On the other hand, I can see the case for Saglawy’s potential chances in this race.
The six year old was a smart juvenile, if slightly shy of the very best and, as many young horses do in their first campaign outside of juvenile hurdling, he seemed to be a touch difficult to place last season, though proved his aptitude for a competitive handicap when third behind Wonder Laish and Tudor City in the BarONE Hurdle.
His second to Burrows Saint on New Year’s Eve suggested that Saglawy is perhaps on a slightly lenient mark of 147, a repeat of that performance would probably see him competitive.
Aux Ptits Soins was the last novice to win this event back in 2015, and owner John Hales has another novice who features in the current market in Protektorat.
Connections will be hoping for better luck than they were given at Cheltenham last time, when Protektorat was demoted into second for causing interference, and his current mark of 132 would leave them biting their fingernails as to whether he’d make the cut for the race.
Nevertheless, he’s taken a step forward on both of his last previous two starts and certainly is lightly raced enough to continue that progress- though at this stage would need a huge career best to win an open Festival handicap.
Another novice in the market is Challow Hurdle runner up The Cashel Man.
His profile is quite different to that of Protektorat, though, who started hurdling as a three-year-old in France.
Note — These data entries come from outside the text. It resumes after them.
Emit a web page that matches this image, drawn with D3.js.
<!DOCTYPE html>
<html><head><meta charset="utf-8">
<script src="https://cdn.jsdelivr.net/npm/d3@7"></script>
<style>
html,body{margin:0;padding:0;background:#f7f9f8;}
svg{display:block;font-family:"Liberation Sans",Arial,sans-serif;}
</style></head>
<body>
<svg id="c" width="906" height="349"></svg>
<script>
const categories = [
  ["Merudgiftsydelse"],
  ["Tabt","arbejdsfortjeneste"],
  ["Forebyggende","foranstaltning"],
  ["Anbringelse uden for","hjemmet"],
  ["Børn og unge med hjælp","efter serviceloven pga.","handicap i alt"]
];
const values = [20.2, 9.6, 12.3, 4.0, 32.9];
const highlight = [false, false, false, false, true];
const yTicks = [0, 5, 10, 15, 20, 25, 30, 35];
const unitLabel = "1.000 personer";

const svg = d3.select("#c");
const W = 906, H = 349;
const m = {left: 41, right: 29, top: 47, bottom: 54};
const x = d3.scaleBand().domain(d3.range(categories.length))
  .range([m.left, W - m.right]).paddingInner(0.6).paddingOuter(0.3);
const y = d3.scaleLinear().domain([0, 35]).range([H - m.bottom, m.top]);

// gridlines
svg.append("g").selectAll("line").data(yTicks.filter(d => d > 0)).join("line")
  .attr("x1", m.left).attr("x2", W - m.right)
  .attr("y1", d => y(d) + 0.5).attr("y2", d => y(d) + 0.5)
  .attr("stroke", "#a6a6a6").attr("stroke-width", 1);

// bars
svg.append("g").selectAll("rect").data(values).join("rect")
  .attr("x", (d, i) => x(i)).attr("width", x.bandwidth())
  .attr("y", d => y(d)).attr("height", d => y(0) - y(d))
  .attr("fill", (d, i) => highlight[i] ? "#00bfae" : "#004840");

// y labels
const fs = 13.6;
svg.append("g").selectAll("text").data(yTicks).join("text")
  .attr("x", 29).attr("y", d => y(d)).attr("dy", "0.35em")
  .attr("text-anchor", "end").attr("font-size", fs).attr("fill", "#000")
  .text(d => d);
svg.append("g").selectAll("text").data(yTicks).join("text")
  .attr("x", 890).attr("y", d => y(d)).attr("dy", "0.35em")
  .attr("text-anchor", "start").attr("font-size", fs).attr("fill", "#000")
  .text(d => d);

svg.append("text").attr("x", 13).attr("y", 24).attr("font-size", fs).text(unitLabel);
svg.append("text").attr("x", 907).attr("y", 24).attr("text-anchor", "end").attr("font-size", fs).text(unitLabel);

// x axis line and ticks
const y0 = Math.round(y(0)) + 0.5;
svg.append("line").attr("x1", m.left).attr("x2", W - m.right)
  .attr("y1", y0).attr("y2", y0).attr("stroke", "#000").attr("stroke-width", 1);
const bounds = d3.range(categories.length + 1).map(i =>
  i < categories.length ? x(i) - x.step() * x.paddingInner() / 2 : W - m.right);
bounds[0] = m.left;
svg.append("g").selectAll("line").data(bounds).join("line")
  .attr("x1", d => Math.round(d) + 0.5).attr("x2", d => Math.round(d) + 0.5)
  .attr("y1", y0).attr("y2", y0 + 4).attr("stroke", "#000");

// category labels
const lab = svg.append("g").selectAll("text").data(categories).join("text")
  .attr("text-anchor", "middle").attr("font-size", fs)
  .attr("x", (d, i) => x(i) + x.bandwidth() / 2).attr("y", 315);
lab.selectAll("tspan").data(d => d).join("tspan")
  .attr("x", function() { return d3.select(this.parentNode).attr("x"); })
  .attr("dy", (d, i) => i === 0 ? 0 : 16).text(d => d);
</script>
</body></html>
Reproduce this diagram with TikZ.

The Cashel Man had shown above average flat form, including finished placed in a Cesarewitch, before going over obstacles for the first time at the age of seven- it took Pym, Reserve Tank and Ardlethen to deny him a victory in his first season over hurdles, but that meant he was able to retain his novice status for this season.
He absolutely hacked up on the Ladbrokes Trophy card at Newbury on his handicap debut off a mark of 130- but his new rating of 147 may still have some juice in it if he can reproduce a similar effort to the one that saw him get within a length and a half of the potentially top class Thyme Hill.